When civilians are casualties of drug war
| NEW YORK
The tale of Patrick Dorismond, an unarmed security guard shot by police in a bungled drug sting, is reviving the debate of the aggressiveness of police tactics - especially those used for the war on drugs.
On March 16, when Mr. Dorismond became the fourth unarmed black man killed by New York police in a little over a year, already-tense relations between many New Yorkers and their police force boiled over. On Saturday, 23 police officers and five civilians were injured when violence erupted at Dorismond's funeral.
The shooting has also prompted calls for a federal monitor to oversee the city's police department and become a central issue in an increasingly bitter Senate campaign between New York Mayor Rudolph Giuliani and Hillary Rodham Clinton.
But critics see in the Dorismond tragedy a larger question: Have urban police, in their zeal to crack down on illegal drugs, become overly aggressive?

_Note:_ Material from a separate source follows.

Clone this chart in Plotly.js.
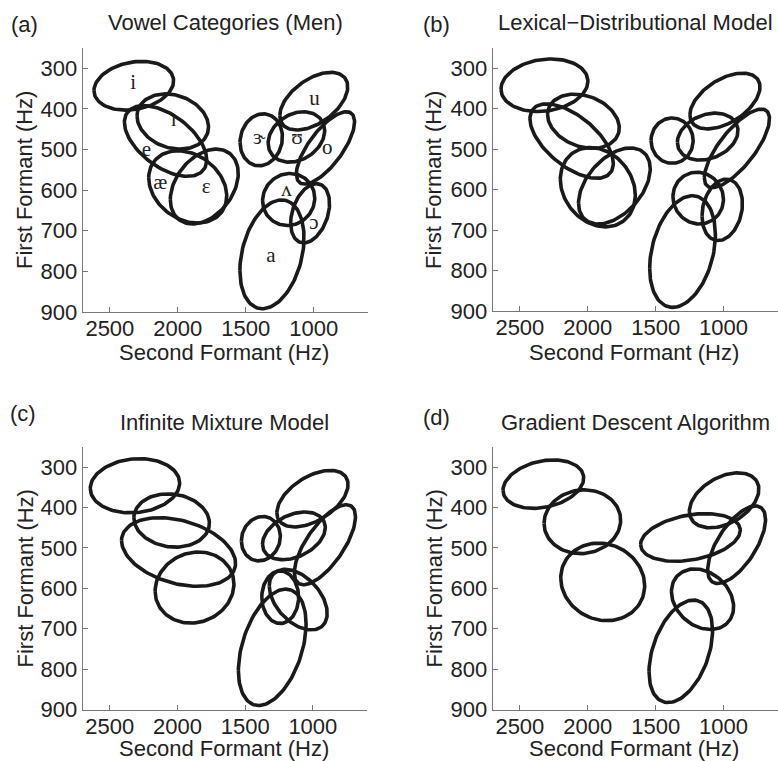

At the same time, they say, the police's tactics have been buttressed by a series of Supreme Court decisions that have rolled back privacy protections enshrined in the Fourth Amendment.
"This tragic shooting was in the furtherance of the war on drugs," says Eric Sterling, president of the Criminal Justice Policy Foundation, a nonprofit drug policy center in Washington. "The tactic of trolling for drug suspects without any reasonable suspicion is a common one in our antidrug effort."
But police supporters note that the crime rate is at a 30-year low, and illicit drug use has dropped in the past 20 years - from a high of 17 percent of Americans reporting use in the past year, to 11.2 percent in 1997. They also defend police practices as warranted to deal with drug dealers who have become increasingly sophisticated.
In New York, which two months ago launched an intensive $24 million assault on drug crime, overall crime is down 8 percent from last year and narcotics arrests are up 36 percent, according to Police Commissioner Howard Safir.
But critics point out that on the national level, drug-related deaths have more than doubled from 7,100 in 1979 to 14,800 in 1996. And high-school seniors report that heroin and marijuana are cheaper and more-readily available now than at any point since 1975.
Dorismond and his friend Kevin Kaiser were hailing a cab on Eighth Avenue after midnight March 16 when several men who Mr. Kaiser said "looked like derelicts" approached them and asked if they were selling "smokes."
Dorismond angrily said, "No." A scuffle ensued, a gun went off, and Dorismond was shot in the chest and killed.
City Hall's response
At an emotional funeral procession for Dorismond over the weekend, thousands of mourners lined the streets of Brooklyn calling for the resignations of Mayor Giuliani and Commissioner Safir. Both the commissioner and Giuliani defended the police in the Dorismond shooting. They say the gun went off by accident.
Protesters charge that their endorsement of aggressive police tactics in the antidrug effort has created an atmosphere where such shootings are tolerated.
And they say the mayor, in particular, has shown no "respect" for the dead man and his family by releasing Dorismond's sealed juvenile-court records.
The mayor has defended both the police and his actions. "At least one version of the facts would suggest that Mr. Dorismond acted in a way that was very aggressive toward police," Giuliani said at a press conference last week.
Giuliani has said privacy rights die with an individual. But critics don't buy that, and point out that in the Vince Foster suicide case, the Supreme Court held that Mr. Foster's privacy rights are still intact, despite his death.
"What is the idea of having a record sealed if it can be unsealed for political purposes?" says the Rev. Al Sharpton.
Fourth Amendment
Critics believe the circumstances surrounding the Dorismond shooting reveal a larger problem brought on by the Supreme Court's erosion of Fourth Amendment rights related to unreasonable search and seizure. In its most recent ruling, the court decided that running or walking swiftly away at the sight of a police officer justifies a stop, without any other indication of criminal activity.
"Tragically, we live in a time, at least in some communities, where there are very good reasons for some people to want to avoid contact with the police," says George Kendall, attorney at the NAACP. "The cops feel increasingly that they have license to conduct unwanted encounters in the absence of any probable cause or reasonable suspicion or any indication at all of wrongdoing. And that's certainly the perception of minority communities from coast to coast."
Criminal-defense attorneys and police experts note that the enforcement of drug laws is by its very nature intrusive and proactive. Unlike robbery or murder, where there is a clear victim for the police to aid, drug transactions usually take place between consenting individuals. That's a key reason many experts are now calling for a rethinking of the nation's antidrug effort.
"We have so demonized the issue of drugs ... that we allow police to behave in ways that we probably wouldn't have in a less-charged context," says Charles Adler, chairman of the Criminal Law Committee of the Association of the Bar of the City of New York.
"We as a society have to ask ourselves if we want a situation where the enforcement of the law is more harmful than the breaking of the law."